# [What the task requires]
Please, without the pictures, retype exactly the lines from the start of the material through the line that holds "20, bottom: 20".

# [Provided data]
******************************
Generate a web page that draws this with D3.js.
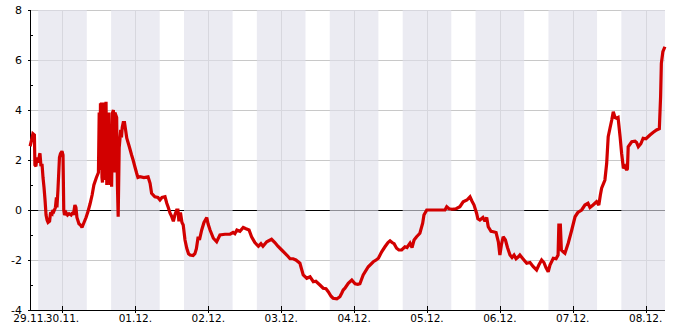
<!DOCTYPE html>
<html>
<head>
<meta charset="utf-8">
<script src="https://cdn.jsdelivr.net/npm/d3@7"></script>
<style>
  body { margin: 0; background: #fff; }
  svg { display: block; font-family: "DejaVu Sans", sans-serif; }
</style>
</head>
<body>
<script>
const width = 685;
const height = 330;
const margin = { left: 30, top: 10, right: 20, bottom: 20 };

// time of each reading (dd.mm. HH:MM) and the value
const times = [
  "29.11. 13:20", "29.11. 13:50", "29.11. 14:15", "29.11. 14:45", "29.11. 14:55", "29.11. 15:15",
  "29.11. 15:35", "29.11. 16:05", "29.11. 16:25", "29.11. 16:35", "29.11. 16:55", "29.11. 17:15",
  "29.11. 17:35", "29.11. 17:55", "29.11. 18:15", "29.11. 18:35", "29.11. 18:55", "29.11. 19:15",
  "29.11. 19:45", "29.11. 20:05", "29.11. 20:35", "29.11. 20:50", "29.11. 21:10", "29.11. 21:40",
  "29.11. 22:00", "29.11. 22:10", "29.11. 22:30", "29.11. 23:00", "29.11. 23:20", "29.11. 23:50",
  "30.11. 00:10", "30.11. 00:25", "30.11. 00:40", "30.11. 01:10", "30.11. 01:40", "30.11. 02:10",
  "30.11. 02:50", "30.11. 03:20", "30.11. 03:35", "30.11. 04:05", "30.11. 04:25", "30.11. 04:45",
  "30.11. 05:25", "30.11. 05:55", "30.11. 06:25", "30.11. 07:05", "30.11. 07:45", "30.11. 08:25",
  "30.11. 09:05", "30.11. 09:45", "30.11. 10:20", "30.11. 11:10", "30.11. 11:50",
  "30.11. 12:05", "30.11. 12:20", "30.11. 12:30", "30.11. 12:40", "30.11. 12:50", "30.11. 13:00",
  "30.11. 13:10", "30.11. 13:25", "30.11. 13:40", "30.11. 13:50",
  "30.11. 14:00", "30.11. 14:10", "30.11. 14:20", "30.11. 14:35", "30.11. 14:50", "30.11. 15:05",
  "30.11. 15:20", "30.11. 15:40",
  "30.11. 16:00", "30.11. 16:10", "30.11. 16:30", "30.11. 16:45", "30.11. 17:00", "30.11. 17:15",
  "30.11. 17:50",
  "30.11. 18:05", "30.11. 18:20", "30.11. 18:40", "30.11. 19:10", "30.11. 19:25", "30.11. 19:40",
  "30.11. 20:00", "30.11. 20:25", "30.11. 21:10", "30.11. 22:00", "30.11. 22:45", "30.11. 23:15",
  "30.11. 23:50", "01.12. 00:25", "01.12. 00:50", "01.12. 01:30", "01.12. 02:50", "01.12. 04:10",
  "01.12. 04:50", "01.12. 05:20", "01.12. 06:25", "01.12. 07:25", "01.12. 08:05", "01.12. 08:45",
  "01.12. 09:45", "01.12. 10:20", "01.12. 10:50", "01.12. 11:25", "01.12. 11:55", "01.12. 12:30",
  "01.12. 13:00", "01.12. 13:35", "01.12. 14:00", "01.12. 14:20", "01.12. 14:50", "01.12. 15:20",
  "01.12. 15:45", "01.12. 16:20", "01.12. 16:55", "01.12. 17:30", "01.12. 18:00", "01.12. 19:00",
  "01.12. 19:35", "01.12. 20:05", "01.12. 20:40", "01.12. 21:05", "01.12. 21:50", "01.12. 22:35",
  "01.12. 23:30", "01.12. 23:55", "02.12. 00:35", "02.12. 01:40", "02.12. 02:45", "02.12. 03:50",
  "02.12. 05:30", "02.12. 07:10", "02.12. 08:10", "02.12. 08:45", "02.12. 09:25", "02.12. 10:25",
  "02.12. 11:30", "02.12. 12:25", "02.12. 13:25", "02.12. 14:15", "02.12. 15:20", "02.12. 16:30",
  "02.12. 17:20", "02.12. 18:00", "02.12. 19:15", "02.12. 20:50", "02.12. 21:55", "02.12. 22:55",
  "03.12. 00:10", "03.12. 01:50", "03.12. 02:55", "03.12. 03:55", "03.12. 04:50", "03.12. 06:10",
  "03.12. 07:15", "03.12. 08:25", "03.12. 09:30", "03.12. 10:35", "03.12. 11:25", "03.12. 12:45",
  "03.12. 13:50", "03.12. 14:45", "03.12. 15:30", "03.12. 16:25", "03.12. 17:05", "03.12. 18:20",
  "03.12. 19:20", "03.12. 19:55", "03.12. 20:25", "03.12. 21:00", "03.12. 22:05", "03.12. 23:15",
  "04.12. 00:20", "04.12. 01:15", "04.12. 01:55", "04.12. 03:00", "04.12. 04:40", "04.12. 06:20",
  "04.12. 07:15", "04.12. 08:00", "04.12. 09:05", "04.12. 10:10", "04.12. 11:10", "04.12. 11:50",
  "04.12. 12:30", "04.12. 13:10", "04.12. 14:00", "04.12. 14:45", "04.12. 15:40", "04.12. 16:45",
  "04.12. 17:25", "04.12. 18:25", "04.12. 19:05", "04.12. 19:45", "04.12. 20:35", "04.12. 21:40",
  "04.12. 22:35", "04.12. 23:00", "04.12. 23:55", "05.12. 02:40", "05.12. 05:55", "05.12. 06:30",
  "05.12. 07:15", "05.12. 08:15", "05.12. 09:35", "05.12. 10:50", "05.12. 11:55", "05.12. 13:10",
  "05.12. 14:10", "05.12. 14:50", "05.12. 15:30", "05.12. 16:20", "05.12. 16:45", "05.12. 17:25",
  "05.12. 18:25", "05.12. 19:05", "05.12. 19:40", "05.12. 20:10", "05.12. 21:05", "05.12. 21:50",
  "05.12. 22:45", "05.12. 23:30", "06.12. 00:00", "06.12. 00:30", "06.12. 01:05", "06.12. 01:50",
  "06.12. 02:30", "06.12. 03:20", "06.12. 04:00", "06.12. 04:40", "06.12. 05:20", "06.12. 06:05",
  "06.12. 06:35", "06.12. 07:35", "06.12. 08:50", "06.12. 09:55", "06.12. 11:00", "06.12. 12:05",
  "06.12. 12:50", "06.12. 13:45", "06.12. 14:30", "06.12. 15:10", "06.12. 15:55", "06.12. 16:30",
  "06.12. 17:35", "06.12. 18:30", "06.12. 19:10", "06.12. 19:25", "06.12. 19:55", "06.12. 20:15",
  "06.12. 20:50", "06.12. 21:25", "06.12. 22:30", "06.12. 23:40", "07.12. 00:45", "07.12. 01:40",
  "07.12. 02:55", "07.12. 04:00", "07.12. 05:00", "07.12. 05:40", "07.12. 06:40", "07.12. 07:50",
  "07.12. 08:35", "07.12. 09:05", "07.12. 09:30", "07.12. 10:35", "07.12. 11:10", "07.12. 11:40",
  "07.12. 12:15", "07.12. 12:50", "07.12. 13:20", "07.12. 13:55", "07.12. 14:25", "07.12. 14:55",
  "07.12. 15:35", "07.12. 16:05", "07.12. 16:40", "07.12. 17:10", "07.12. 17:45", "07.12. 18:00",
  "07.12. 18:15", "07.12. 19:25", "07.12. 20:30", "07.12. 21:00", "07.12. 21:35", "07.12. 22:25",
  "07.12. 23:10", "08.12. 00:05", "08.12. 01:25", "08.12. 02:25", "08.12. 03:35", "08.12. 04:30",
  "08.12. 04:55", "08.12. 05:10", "08.12. 05:40", "08.12. 06:20"
];
const values = [
  2.55, 2.8, 3.05, 3.0, 1.8, 1.75,
  2.1, 1.9, 2.2, 2.27, 1.75, 1.85,
  1.3, 0.9, 0.4, -0.2, -0.4, -0.5,
  -0.45, -0.1, -0.15, 0.0, -0.05, 0.1,
  0.5, 0.1, 0.8, 2.1, 2.25, 2.35,
  2.2, 0.0, -0.2, -0.1, -0.2, -0.15,
  -0.2, -0.1, -0.2, 0.2, 0.1, -0.3,
  -0.55, -0.6, -0.7, -0.5, -0.3, -0.05,
  0.25, 0.6, 1.0, 1.3, 1.5,
  3.9, 1.6, 4.27, 1.9, 4.3, 1.3,
  1.1, 4.3, 1.2, 3.6,
  4.3, 1.4, 4.33, 1.0, 3.9, 1.8,
  3.9, 1.0,
  3.0, 0.93, 3.9, 4.0, 1.5, 3.9,
  3.7,
  1.0, -0.27, 2.5, 3.2, 2.9, 3.3,
  3.5, 3.5, 2.87, 2.53, 2.2, 2.0,
  1.73, 1.47, 1.3, 1.33, 1.3, 1.33,
  1.07, 0.67, 0.53, 0.5, 0.4, 0.5,
  0.53, 0.27, 0.1, -0.13, -0.25, -0.45,
  -0.2, 0.0, 0.0, -0.45, -0.1, -0.5,
  -0.6, -1.2, -1.53, -1.75, -1.8, -1.82,
  -1.75, -1.55, -1.07, -1.2, -0.8, -0.5,
  -0.3, -0.55, -0.8, -1.13, -1.27, -1.0,
  -0.97, -0.97, -0.9, -0.95, -0.8, -0.85,
  -0.7, -0.75, -0.8, -1.07, -1.3, -1.45,
  -1.35, -1.45, -1.27, -1.17, -1.3, -1.45,
  -1.6, -1.8, -1.95, -1.95, -2.0, -2.13,
  -2.6, -2.73, -2.67, -2.87, -2.85, -3.0,
  -3.13, -3.15, -3.27, -3.45, -3.53, -3.55,
  -3.47, -3.33, -3.2, -3.13, -2.93, -2.8,
  -2.95, -2.97, -2.95, -2.6, -2.27, -2.07,
  -2.0, -1.93, -1.67, -1.47, -1.3, -1.23,
  -1.3, -1.35, -1.53, -1.6, -1.6, -1.47,
  -1.5, -1.33, -1.5, -1.2, -1.07, -0.93,
  -0.53, -0.2, 0.0, 0.0, 0.0, 0.13,
  0.05, 0.03, 0.05, 0.13, 0.33, 0.4,
  0.53, 0.35, 0.2, -0.13, -0.35, -0.4,
  -0.3, -0.45, -0.3, -0.67, -0.85, -0.87,
  -0.9, -1.27, -1.8, -1.4, -1.07, -1.2,
  -1.5, -1.8, -1.9, -1.8, -1.95, -1.87,
  -1.8, -1.95, -2.13, -2.1, -2.27, -2.4,
  -2.2, -2.0, -2.1, -2.3, -2.47, -2.2,
  -1.93, -1.95, -1.8, -0.6, -0.6, -1.6,
  -1.67, -1.73, -1.33, -0.8, -0.27, -0.1,
  0.0, 0.2, 0.27, 0.1, 0.2, 0.33,
  0.2, 0.6, 0.87, 1.2, 1.87, 2.93,
  3.27, 3.6, 3.93, 3.7, 3.67, 3.7,
  2.93, 2.27, 1.67, 1.75, 1.6, 1.65,
  2.53, 2.73, 2.75, 2.7, 2.53, 2.65,
  2.87, 2.85, 3.0, 3.1, 3.2, 3.25,
  4.53, 5.87, 6.33, 6.53
];

const timeRange = ["29.11. 13:18", "08.12. 06:22"];
const dayTicks = ["30.11.", "01.12.", "02.12.", "03.12.", "04.12.", "05.12.", "06.12.", "07.12.", "08.12."];
const firstLabel = "29.11.";
const nightStarts = ["29.11. 16:00", "30.11. 16:00", "01.12. 16:00", "02.12. 16:00", "03.12. 16:00",
  "04.12. 16:00", "05.12. 16:00", "06.12. 16:00", "07.12. 16:00"];
const nightHours = 16;
const yMajor = [-4, -2, 0, 2, 4, 6, 8];
const yMinor = [-3, -1, 1, 3, 5, 7];

const parseTime = d3.timeParse("%d.%m. %H:%M");
const parseDay = d3.timeParse("%d.%m.");
const data = times.map((t, i) => ({ t: parseTime(t), v: values[i] }));

const svg = d3.select("body").append("svg")
  .attr("width", width)
  .attr("height", height);

const x = d3.scaleTime()
  .domain(timeRange.map(parseTime))
  .range([margin.left, width - margin.right]);
const y = d3.scaleLinear()
  .domain([-4, 8])
  .range([height - margin.bottom, margin.top]);

const x0 = margin.left, x1 = width - margin.right;
const yTop = margin.top, yBot = height - margin.bottom;

// grid
svg.append("g").selectAll("line").data(yMajor.filter(d => d !== -4 && d !== 0)).join("line")
  .attr("x1", x0).attr("x2", x1)
  .attr("y1", d => y(d) + 0.5).attr("y2", d => y(d) + 0.5)
  .attr("stroke", "#c8c8c8");
svg.append("g").selectAll("line").data(dayTicks).join("line")
  .attr("x1", d => Math.round(x(parseDay(d))) + 0.5).attr("x2", d => Math.round(x(parseDay(d))) + 0.5)
  .attr("y1", yTop).attr("y2", yBot)
  .attr("stroke", "#c8c8c8");
svg.append("line")
  .attr("x1", x0).attr("x2", x1)
  .attr("y1", y(0) + 0.5).attr("y2", y(0) + 0.5)
  .attr("stroke", "#000");

// night bands
svg.append("g").selectAll("rect").data(nightStarts).join("rect")
  .attr("x", d => Math.max(x0, x(parseTime(d))))
  .attr("y", yTop)
  .attr("width", d => Math.min(x1, x(d3.timeHour.offset(parseTime(d), nightHours))) - Math.max(x0, x(parseTime(d))))
  .attr("height", yBot - yTop)
  .attr("fill", "rgb(223,224,234)")
  .attr("fill-opacity", 0.64);

// axes
svg.append("line")
  .attr("x1", x0 + 0.5).attr("x2", x0 + 0.5).attr("y1", yTop).attr("y2", yBot + 0.5)
  .attr("stroke", "#000");
svg.append("line")
  .attr("x1", x0).attr("x2", x1).attr("y1", yBot + 0.5).attr("y2", yBot + 0.5)
  .attr("stroke", "#000");

svg.append("g").selectAll("line").data(yMajor).join("line")
  .attr("x1", x0 - 2).attr("x2", x0)
  .attr("y1", d => y(d) + 0.5).attr("y2", d => y(d) + 0.5)
  .attr("stroke", "#000");
svg.append("g").selectAll("line").data(yMinor).join("line")
  .attr("x1", x0).attr("x2", x0 + 3)
  .attr("y1", d => y(d) + 0.5).attr("y2", d => y(d) + 0.5)
  .attr("stroke", "#000");
svg.append("g").selectAll("text").data(yMajor).join("text")
  .attr("x", x0 - 8)
  .attr("y", d => y(d) + 4)
  .attr("text-anchor", "end")
  .attr("font-size", 11)
  .text(d => d);

svg.append("g").selectAll("line").data(dayTicks).join("line")
  .attr("x1", d => Math.round(x(parseDay(d))) + 0.5).attr("x2", d => Math.round(x(parseDay(d))) + 0.5)
  .attr("y1", yBot - 4).attr("y2", yBot + 3)
  .attr("stroke", "#000");
svg.append("g").selectAll("text").data(dayTicks).join("text")
  .attr("x", d => x(parseDay(d)))
  .attr("y", yBot + 12)
  .attr("text-anchor", "middle")
  .attr("font-size", 10.5)
  .text(d => d);
svg.append("text")
  .attr("x", x0)
  .attr("y", yBot + 12)
  .attr("text-anchor", "middle")
  .attr("font-size", 10.5)
  .text(firstLabel);

// series
const line = d3.line()
  .x(d => x(d.t))
  .y(d => y(d.v));

svg.append("path")
  .datum(data)
  .attr("d", line)
  .attr("fill", "none")
  .attr("stroke", "#d20000")
  .attr("stroke-width", 3.2)
  .attr("stroke-linejoin", "miter")
  .attr("stroke-miterlimit", 2);
</script>
</body>
</html>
******************************
# [Right answer]
Generate a web page that draws this with D3.js.
<!DOCTYPE html>
<html>
<head>
<meta charset="utf-8">
<script src="https://cdn.jsdelivr.net/npm/d3@7"></script>
<style>
  body { margin: 0; background: #fff; }
  svg { display: block; font-family: "DejaVu Sans", sans-serif; }
</style>
</head>
<body>
<script>
const width = 685;
const height = 330;
const margin = { left: 30, top: 10, right: 20, bottom: 20 };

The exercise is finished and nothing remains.